When the Torah gives instructions about the building of the Mishkan, it usually uses words like “VeAsu,” “VeAsita” and “Taaseh,” which are fairly indirect commands all meaning “and make.” However, in our Parashah, different wording is used. For example, the Pesukim of “VeAtah Tetzaveh Et Bnei Yisrael VeYikchu Eilecha Shemen Zayit Zach,” “And you shall command Bnei Yisrael, and they shall take for you pure olive oil (Shemot 27:20), “VeAtah Hakrev Eilecha Et Aharon Achicha,” “And you, bring near to yourself Aharon your brother” (28:1), and “VeAtah TiDaber El Kol Chachmei Lev…VeAsu Et Bigdei Aharon,” “And you shall speak to all the wise hearted people…and they shall make the clothing of Aharon” (28:3) all use the more direct language of “VeAtah...,” “and you...”. Why does Hashem directly command Moshe regarding gathering oil for the Menorah, appointing the Kohen Gadol, and preparing the Bigdei Kehunah? What makes these tasks so important that Moshe is specified as the only one capable of performing them?
Rav Elchanan Sorotzkin says that since these three objects represent essential parts of Judaism, therefore Moshe, the leader of the Jewish people, needs to do them. The oil represents the light of Torah which is constantly bathing the world with its pure light. Just as the oil of the Menorah has to be sealed by the Kohen Gadol, a spiritual leader, to attest to its purity, so too the Torah has to be completely free of outside influences which might interfere with its purity. The Torah here is telling us that Torah learning should always be done under the supervision of a Torah leader of Bnei Yisrael.

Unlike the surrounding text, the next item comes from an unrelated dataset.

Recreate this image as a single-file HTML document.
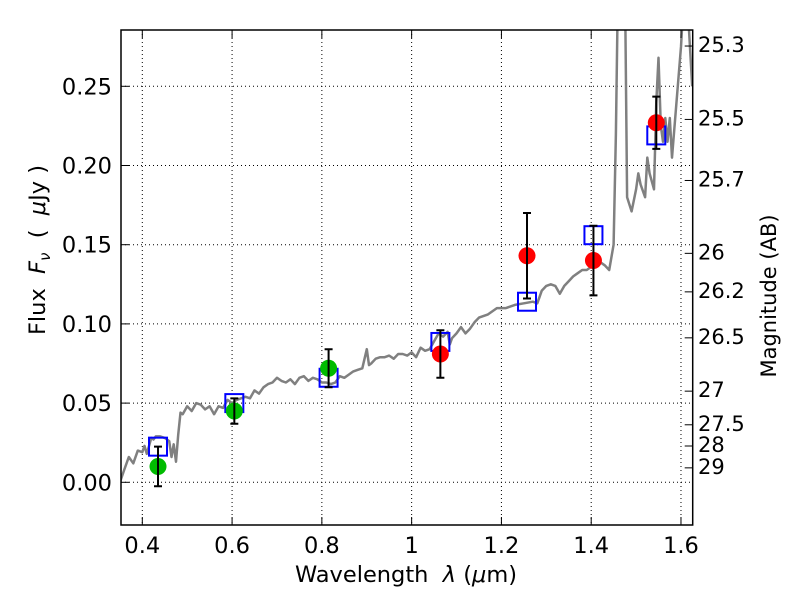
<!DOCTYPE html>
<html><head><meta charset="utf-8"><style>
body{margin:0;background:#fff}
svg{display:block;font-family:"DejaVu Sans","Liberation Sans",sans-serif}
</style></head><body>
<svg id="chart" width="800" height="600" viewBox="0 0 800 600">
<rect width="800" height="600" fill="#fff"/>
<defs><clipPath id="clip"><rect x="121" y="30" width="571.7" height="495"/></clipPath></defs>
<g id="grid"></g>
<g id="spec" clip-path="url(#clip)"></g>
<g id="marks"></g>
<rect x="121" y="30" width="571.7" height="495" fill="none" stroke="#000" stroke-width="1.5"/>
<g id="axes" font-size="22.5" fill="#000"></g>
<text x="406" y="582" font-size="22.5" text-anchor="middle" xml:space="preserve">Wavelength  <tspan font-style="italic">λ</tspan> (<tspan font-style="italic">μ</tspan>m)</text>
<text transform="translate(45,250) rotate(-90)" font-size="22.5" text-anchor="middle" xml:space="preserve">Flux  <tspan font-style="italic">F</tspan><tspan font-style="italic" font-size="15" dy="5">ν</tspan><tspan dy="-5">  (  </tspan><tspan font-style="italic">μ</tspan>Jy )</text>
<text transform="translate(776,296) rotate(-90)" font-size="21" text-anchor="middle">Magnitude (AB)</text>
</svg>
<script>
const specWave=[0.35,0.36,0.37,0.38,0.39,0.40,0.405,0.41,0.42,0.425,0.43,0.44,0.45,0.46,0.465,0.47,0.475,0.48,0.485,0.49,0.50,0.51,0.52,0.53,0.54,0.55,0.56,0.57,0.58,0.59,0.60,0.61,0.62,0.63,0.64,0.65,0.66,0.67,0.68,0.69,0.70,0.71,0.72,0.73,0.74,0.75,0.76,0.77,0.78,0.79,0.80,0.81,0.82,0.83,0.84,0.85,0.86,0.87,0.88,0.89,0.90,0.905,0.91,0.92,0.93,0.94,0.95,0.96,0.97,0.98,0.99,1.00,1.01,1.02,1.03,1.04,1.05,1.06,1.07,1.08,1.085,1.09,1.10,1.11,1.12,1.13,1.14,1.15,1.17,1.19,1.21,1.23,1.25,1.27,1.28,1.29,1.30,1.31,1.32,1.33,1.34,1.35,1.36,1.37,1.38,1.39,1.40,1.41,1.42,1.43,1.44,1.45,1.455,1.46,1.47,1.475,1.48,1.49,1.50,1.505,1.51,1.52,1.525,1.53,1.535,1.54,1.545,1.55,1.555,1.56,1.565,1.57,1.575,1.58,1.59,1.60,1.605,1.61,1.615,1.625];
const specFlux=[0.000,0.008,0.016,0.012,0.020,0.019,0.023,0.018,0.028,0.027,0.029,0.029,0.028,0.026,0.016,0.024,0.013,0.030,0.044,0.043,0.048,0.045,0.050,0.049,0.046,0.048,0.043,0.048,0.047,0.052,0.050,0.052,0.053,0.054,0.053,0.058,0.056,0.060,0.062,0.063,0.066,0.064,0.063,0.065,0.062,0.066,0.067,0.064,0.066,0.065,0.063,0.063,0.062,0.063,0.067,0.066,0.068,0.070,0.071,0.072,0.084,0.074,0.075,0.078,0.079,0.079,0.080,0.078,0.081,0.081,0.080,0.082,0.079,0.085,0.083,0.084,0.089,0.094,0.092,0.095,0.087,0.091,0.094,0.098,0.094,0.097,0.101,0.104,0.106,0.110,0.110,0.112,0.113,0.114,0.113,0.121,0.124,0.125,0.124,0.119,0.124,0.127,0.130,0.132,0.134,0.134,0.136,0.138,0.139,0.137,0.134,0.150,0.220,0.320,0.400,0.320,0.180,0.171,0.185,0.195,0.188,0.180,0.205,0.195,0.190,0.185,0.240,0.268,0.225,0.215,0.230,0.215,0.230,0.205,0.240,0.275,0.300,0.320,0.300,0.250,0.262,0.266];
const obsWave=[0.435,0.605,0.815,1.064,1.257,1.405,1.545];
const obsFlux=[0.010,0.045,0.072,0.081,0.143,0.140,0.227];
const obsErr=[0.0125,0.008,0.012,0.015,0.027,0.022,0.0165];
const obsColor=['#00bb00','#00bb00','#00bb00','#ff0000','#ff0000','#ff0000','#ff0000'];
const modelFlux=[0.0225,0.050,0.066,0.0886,0.114,0.156,0.219];
const xTicks=[0.4,0.6,0.8,1.0,1.2,1.4,1.6];
const xTickLabels=['0.4','0.6','0.8','1','1.2','1.4','1.6'];
const yTicks=[0,0.05,0.10,0.15,0.20,0.25];
const yTickLabels=['0.00','0.05','0.10','0.15','0.20','0.25'];
const magTicks=[25.3,25.5,25.7,26,26.2,26.5,27,27.5,28,29];
const magTickLabels=['25.3','25.5','25.7','26','26.2','26.5','27','27.5','28','29'];

const X=w=>142.3+(w-0.4)*448.9;
const Y=f=>482.3-f*1584;
const NS='http://www.w3.org/2000/svg';
function mk(tag,parent,attrs){const e=document.createElementNS(NS,tag);for(const k in attrs)e.setAttribute(k,attrs[k]);parent.appendChild(e);return e;}
const grid=document.getElementById('grid'),spec=document.getElementById('spec'),marks=document.getElementById('marks'),axes=document.getElementById('axes');

xTicks.forEach((t,i)=>{
  const g=mk('line',grid,{x1:X(t),x2:X(t),y1:30,y2:525,stroke:'#000','stroke-width':1,'stroke-dasharray':'1,3'});
  
  
  mk('line',axes,{x1:X(t),x2:X(t),y1:525,y2:517,stroke:'#000'});
  mk('line',axes,{x1:X(t),x2:X(t),y1:30,y2:38,stroke:'#000'});
  const l=mk('text',axes,{x:X(t),y:553,'text-anchor':'middle'});l.textContent=xTickLabels[i];
  
  
});
yTicks.forEach((t,i)=>{
  const g=mk('line',grid,{x1:121,x2:692,y1:Y(t),y2:Y(t),stroke:'#000','stroke-width':1,'stroke-dasharray':'1,3'});
  
  
  mk('line',axes,{x1:121,x2:129,y1:Y(t),y2:Y(t),stroke:'#000'});
  const l=mk('text',axes,{x:112,y:Y(t)+8,'text-anchor':'end'});l.textContent=yTickLabels[i];
  
  
});
magTicks.forEach((m,i)=>{
  const f=Math.pow(10,(23.9-m)/2.5);
  mk('line',axes,{x1:692.7,x2:684.7,y1:Y(f),y2:Y(f),stroke:'#000'});
  const l=mk('text',axes,{x:698,y:Y(f)+6,'text-anchor':'start','font-size':21});l.textContent=magTickLabels[i];
  
  
});
const pts=specWave.map((w,i)=>X(w).toFixed(1)+','+Y(specFlux[i]).toFixed(1)).join(' ');
const pl=mk('polyline',spec,{points:pts,fill:'none',stroke:'#808080','stroke-width':2.5,'stroke-linejoin':'round'});


obsWave.forEach((w,i)=>{
  const x=X(w);
  const sq=mk('rect',marks,{x:x-9,y:Y(modelFlux[i])-9,width:18,height:18,fill:'none',stroke:'#0000ff','stroke-width':2});
  
  
  const c=mk('circle',marks,{cx:x,cy:Y(obsFlux[i]),r:8.5,fill:obsColor[i]});
  
  
  const y1=Y(obsFlux[i]+obsErr[i]),y2=Y(obsFlux[i]-obsErr[i]);
  const eb=mk('path',marks,{d:`M${x},${y1}V${y2}M${x-4},${y1}H${x+4}M${x-4},${y2}H${x+4}`,stroke:'#000','stroke-width':2,fill:'none'});
  
  
});
</script>
</body></html>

The next commandment to personally appoint the Kohen Gadol is symbolic of the appointment of Torah leaders from generation to generation within Bnei Yisrael. Since the Torah must remain unadulterated, its leaders must remain pure as well. This is evidenced by the Kohanim Gedolim who purchased their position during the late period of the second Beit HaMikdash, causing tremendous spiritual damage. These Kohanim were not appointed by people like Moshe, but by corrupt leaders who were not dedicated to Torah values. Here the Torah is highlighting the terrible outcomes that will occur if Bnei Yisrael’s Torah leaders do not remain committed to Hashem. Therefore, Hashem Hashem by asking Moshe, His most loyal servant, to appoint the Kohen Gadol, the precedent was set of keeping the leadership pure.
The last job assigned to Moshe is the preparation of the Kohen’s clothing. Just as Korbanot atone for our sins, the clothing of a Kohen atones for us as well. If a Kohen lacks the proper clothing, he is disqualified from performing the service in the Mishkan. This emphasis on the clothing teaches us the importance of wearing the proper clothing in our lives. We have to wear the clothes that identify us as Jewish: Kippah, Tzitzit, and Tefillin. If we don’t wear these, we disqualify ourselves from being able to properly learn Torah.